If you live in an area prone to earthquakes -- such as Alaska, California and Nevada -- you can purchase earthquake insurance from a surplus lines carrier as an endorsement or a separate policy.

Deductibles for earthquake coverage can range from 2 to 20 percent of the replacement value of the structure, according to the III. California residents purchase earthquake insurance through the California Earthquake Authority, where the standard policy has a 15 percent deductible.

Regions impacted by severe weather

According to the III, home insurance companies in 19 hurricane-prone states and Washington, D.C., now require percentage deductibles. They are: Alabama, Connecticut, Delaware, Florida, Georgia, Hawaii, Louisiana, Maine, Maryland, Massachusetts, Mississippi, New Jersey, New York, North Carolina, Pennsylvania, Rhode Island, South Carolina, Texas, Virginia and Washington, D.C.

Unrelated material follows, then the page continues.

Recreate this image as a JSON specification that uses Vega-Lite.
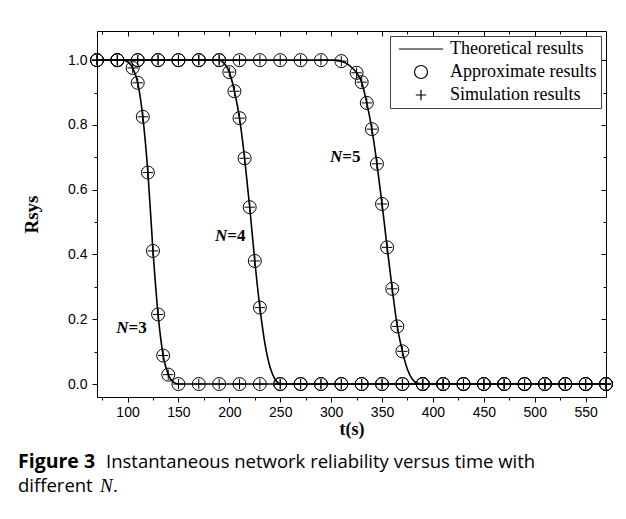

No matter where you live, it's important to understand just how much you may have to pay when you file a policy claim, says Kevin Foley, a New Jersey insurance agent. Make sure you don't choose a deductible you can't afford, he advises.

Although a higher deductible can save you money on premiums, you'll have to pay more when you have a claim, Foley says.

When possible, avoid percentage deductibles and wind/hail deductibles. If you can't find a policy with a standard dollar deductible because of the risks your home faces, you still may be able to save by shopping around for the best price available.